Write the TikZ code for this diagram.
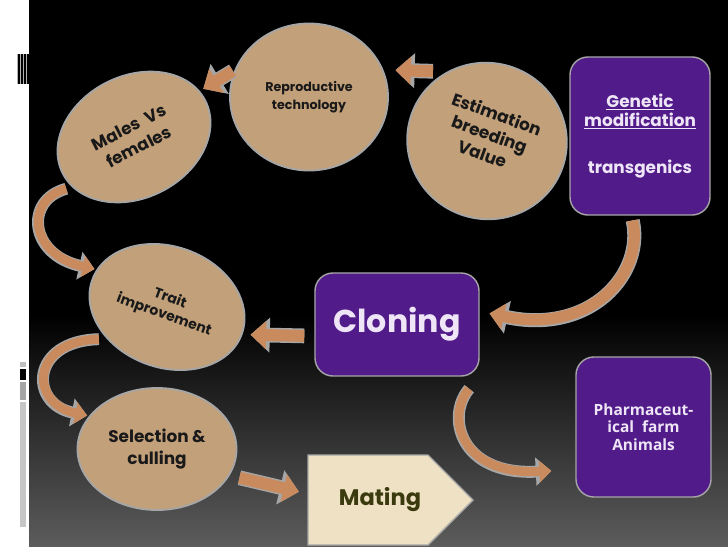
\documentclass[tikz,border=0pt]{standalone}
\usepackage{fontspec}
\usetikzlibrary{shapes.geometric,arrows.meta}
\newfontfamily\geofont{Poppins}
\newfontfamily\openfont{Open Sans}
\definecolor{papertan}{HTML}{C2A07A}
\definecolor{rimgray}{HTML}{A6A6A6}
\definecolor{grape}{HTML}{521B8A}
\definecolor{copper}{HTML}{C98B5E}
\definecolor{cream}{HTML}{EFE2C4}
\definecolor{olive}{HTML}{3A3A0E}
\definecolor{lilac}{HTML}{EEE6F7}
\definecolor{floor}{HTML}{5C5C5C}
\tikzset{
  crumple/.style={ellipse, draw=rimgray, line width=1.3pt, fill=papertan, inner sep=0pt, align=center, text=black!90},
  purplebox/.style={rectangle, rounded corners=0.45cm, draw=rimgray, line width=1pt, fill=grape, inner sep=0pt, align=center, text=lilac},
  arrowbody/.style={draw=copper, -{Triangle[length=0pt 1.3,width=0pt 2.3]}},
  blockarr/.style={arrowbody, line width=8.5pt, preaction={arrowbody, draw=rimgray, line width=10.5pt}},
  bendarr/.style={arrowbody, line width=6.5pt, preaction={arrowbody, draw=rimgray, line width=8.5pt}},
  bigbend/.style={arrowbody, line width=8pt, preaction={arrowbody, draw=rimgray, line width=10pt}},
}

\begin{document}
\begin{tikzpicture}[x=0.025cm, y=-0.025cm]
	%%%%% START %%%%%
	\useasboundingbox (0,0) rectangle (728,546);

	% slide background
	\fill[white] (0,0) rectangle (29,546);
	\fill[black] (29,0) rectangle (728,315);
	\shade[top color=black, bottom color=floor] (29,315) rectangle (728,546);

	% marks on the left edge
	\fill[gray!60] (17,54) rectangle (29,84);
	\foreach \sx in {18,21,24,27} \fill[black] (\sx,54) rectangle (\sx+1.5,84);
	\fill[gray!50] (20,362) rectangle (26,367);
	\fill[black] (20,369) rectangle (26,380);
	\fill[gray!70] (20,382) rectangle (26,400);
	\fill[gray!45] (20,402) rectangle (26,527);

	% circles
	\node[crumple, rotate=27, minimum width=4cm, minimum height=3.05cm, font=\geofont\bfseries\fontsize{12}{15.5}\selectfont] (males) at (134,137) {Males\ \ Vs\\females};
	\node[crumple, minimum width=3.95cm, minimum height=3.675cm, font=\geofont\bfseries\fontsize{9}{13}\selectfont] (repro) at (309,97) {Reproductive\\technology};
	\node[crumple, rotate=-20, minimum width=4cm, minimum height=3.9cm, text depth=11pt, font=\geofont\bfseries\fontsize{12}{15}\selectfont] (estim) at (487,141) {Estimation\\breeding\\Value};
	\node[crumple, rotate=-20, minimum width=3.975cm, minimum height=3.025cm, font=\geofont\bfseries\fontsize{10}{12.5}\selectfont] (trait) at (167,307) {Trait\\improvement};
	\node[crumple, minimum width=3.975cm, minimum height=3.05cm, font=\geofont\bfseries\fontsize{12}{16}\selectfont] (select) at (157,449) {Selection \&\\culling};

	% purple boxes
	\node[purplebox, minimum width=3.5cm, minimum height=3.95cm, font=\geofont\bfseries\fontsize{12}{13.5}\selectfont] (genetic) at (640,136) {\underline{Genetic}\\\underline{modification}\\[20pt]transgenics};
	\node[purplebox, minimum width=4.1cm, minimum height=2.575cm, font=\geofont\bfseries\fontsize{22.5}{26}\selectfont] (cloning) at (397,324.5) {Cloning};
	\node[purplebox, minimum width=3.375cm, minimum height=3.5cm, font=\openfont\bfseries\fontsize{11}{12.5}\selectfont] (pharma) at (643.5,427) {Pharmaceut-\\ical\ \ farm\\Animals};

	% mating tag
	\filldraw[fill=cream, draw=rimgray, line width=1pt] (308,455) -- (428,455) -- (473,500) -- (428,545) -- (308,545) -- cycle;
	\node[font=\geofont\bfseries\fontsize{16}{18}\selectfont, text=olive] (mating) at (380,500) {Mating};

	% arrows
	\draw[blockarr, shorten <=0.35cm, shorten >=0.3cm] (estim.140) -- (repro.20);
	\draw[blockarr, shorten <=0.05cm, shorten >=0.1cm] (repro.160) -- (males.8);
	\draw[bendarr, shorten <=0.15cm, shorten >=0.05cm] (males.192) .. controls +(-48,13) and +(-67,-15) .. (trait.172);
	\draw[bendarr, shorten <=0.2cm, shorten >=0.05cm] (trait.228) .. controls +(-77,2) and +(-60,-12) .. (select.154);
	\draw[blockarr, shorten <=0.25cm, shorten >=0.2cm] (cloning.188) -- (trait.0);
	\draw[blockarr, shorten <=0.25cm, shorten >=0.9cm] (select.-20) -- (mating.west);
	\draw[bigbend, shorten <=0.12cm, shorten >=0.25cm] (genetic.-96) .. controls +(13,58) and +(111,23.5) .. (cloning.9);
	\draw[bendarr, shorten <=0.4cm, shorten >=0.6cm] (cloning.south east) .. controls +(-34,39) and +(-116,6) .. (pharma.212);

	%%%%% END %%%%%
\end{tikzpicture}
\end{document}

WRITTEN INSTRUCTION -
Ignore the images and quote every line of the listing exactly.

SOLUTION TO THIS EXERCISE -
Write the TikZ code for this diagram.
\documentclass[tikz,border=0pt]{standalone}
\usepackage{fontspec}
\usetikzlibrary{shapes.geometric,arrows.meta}
\newfontfamily\geofont{Poppins}
\newfontfamily\openfont{Open Sans}
\definecolor{papertan}{HTML}{C2A07A}
\definecolor{rimgray}{HTML}{A6A6A6}
\definecolor{grape}{HTML}{521B8A}
\definecolor{copper}{HTML}{C98B5E}
\definecolor{cream}{HTML}{EFE2C4}
\definecolor{olive}{HTML}{3A3A0E}
\definecolor{lilac}{HTML}{EEE6F7}
\definecolor{floor}{HTML}{5C5C5C}
\tikzset{
  crumple/.style={ellipse, draw=rimgray, line width=1.3pt, fill=papertan, inner sep=0pt, align=center, text=black!90},
  purplebox/.style={rectangle, rounded corners=0.45cm, draw=rimgray, line width=1pt, fill=grape, inner sep=0pt, align=center, text=lilac},
  arrowbody/.style={draw=copper, -{Triangle[length=0pt 1.3,width=0pt 2.3]}},
  blockarr/.style={arrowbody, line width=8.5pt, preaction={arrowbody, draw=rimgray, line width=10.5pt}},
  bendarr/.style={arrowbody, line width=6.5pt, preaction={arrowbody, draw=rimgray, line width=8.5pt}},
  bigbend/.style={arrowbody, line width=8pt, preaction={arrowbody, draw=rimgray, line width=10pt}},
}

\begin{document}
\begin{tikzpicture}[x=0.025cm, y=-0.025cm]
	%%%%% START %%%%%
	\useasboundingbox (0,0) rectangle (728,546);

	% slide background
	\fill[white] (0,0) rectangle (29,546);
	\fill[black] (29,0) rectangle (728,315);
	\shade[top color=black, bottom color=floor] (29,315) rectangle (728,546);

	% marks on the left edge
	\fill[gray!60] (17,54) rectangle (29,84);
	\foreach \sx in {18,21,24,27} \fill[black] (\sx,54) rectangle (\sx+1.5,84);
	\fill[gray!50] (20,362) rectangle (26,367);
	\fill[black] (20,369) rectangle (26,380);
	\fill[gray!70] (20,382) rectangle (26,400);
	\fill[gray!45] (20,402) rectangle (26,527);

	% circles
	\node[crumple, rotate=27, minimum width=4cm, minimum height=3.05cm, font=\geofont\bfseries\fontsize{12}{15.5}\selectfont] (males) at (134,137) {Males\ \ Vs\\females};
	\node[crumple, minimum width=3.95cm, minimum height=3.675cm, font=\geofont\bfseries\fontsize{9}{13}\selectfont] (repro) at (309,97) {Reproductive\\technology};
	\node[crumple, rotate=-20, minimum width=4cm, minimum height=3.9cm, text depth=11pt, font=\geofont\bfseries\fontsize{12}{15}\selectfont] (estim) at (487,141) {Estimation\\breeding\\Value};
	\node[crumple, rotate=-20, minimum width=3.975cm, minimum height=3.025cm, font=\geofont\bfseries\fontsize{10}{12.5}\selectfont] (trait) at (167,307) {Trait\\improvement};
	\node[crumple, minimum width=3.975cm, minimum height=3.05cm, font=\geofont\bfseries\fontsize{12}{16}\selectfont] (select) at (157,449) {Selection \&\\culling};

	% purple boxes
	\node[purplebox, minimum width=3.5cm, minimum height=3.95cm, font=\geofont\bfseries\fontsize{12}{13.5}\selectfont] (genetic) at (640,136) {\underline{Genetic}\\\underline{modification}\\[20pt]transgenics};
	\node[purplebox, minimum width=4.1cm, minimum height=2.575cm, font=\geofont\bfseries\fontsize{22.5}{26}\selectfont] (cloning) at (397,324.5) {Cloning};
	\node[purplebox, minimum width=3.375cm, minimum height=3.5cm, font=\openfont\bfseries\fontsize{11}{12.5}\selectfont] (pharma) at (643.5,427) {Pharmaceut-\\ical\ \ farm\\Animals};

	% mating tag
	\filldraw[fill=cream, draw=rimgray, line width=1pt] (308,455) -- (428,455) -- (473,500) -- (428,545) -- (308,545) -- cycle;
	\node[font=\geofont\bfseries\fontsize{16}{18}\selectfont, text=olive] (mating) at (380,500) {Mating};

	% arrows
	\draw[blockarr, shorten <=0.35cm, shorten >=0.3cm] (estim.140) -- (repro.20);
	\draw[blockarr, shorten <=0.05cm, shorten >=0.1cm] (repro.160) -- (males.8);
	\draw[bendarr, shorten <=0.15cm, shorten >=0.05cm] (males.192) .. controls +(-48,13) and +(-67,-15) .. (trait.172);
	\draw[bendarr, shorten <=0.2cm, shorten >=0.05cm] (trait.228) .. controls +(-77,2) and +(-60,-12) .. (select.154);
	\draw[blockarr, shorten <=0.25cm, shorten >=0.2cm] (cloning.188) -- (trait.0);
	\draw[blockarr, shorten <=0.25cm, shorten >=0.9cm] (select.-20) -- (mating.west);
	\draw[bigbend, shorten <=0.12cm, shorten >=0.25cm] (genetic.-96) .. controls +(13,58) and +(111,23.5) .. (cloning.9);
	\draw[bendarr, shorten <=0.4cm, shorten >=0.6cm] (cloning.south east) .. controls +(-34,39) and +(-116,6) .. (pharma.212);

	%%%%% END %%%%%
\end{tikzpicture}
\end{document}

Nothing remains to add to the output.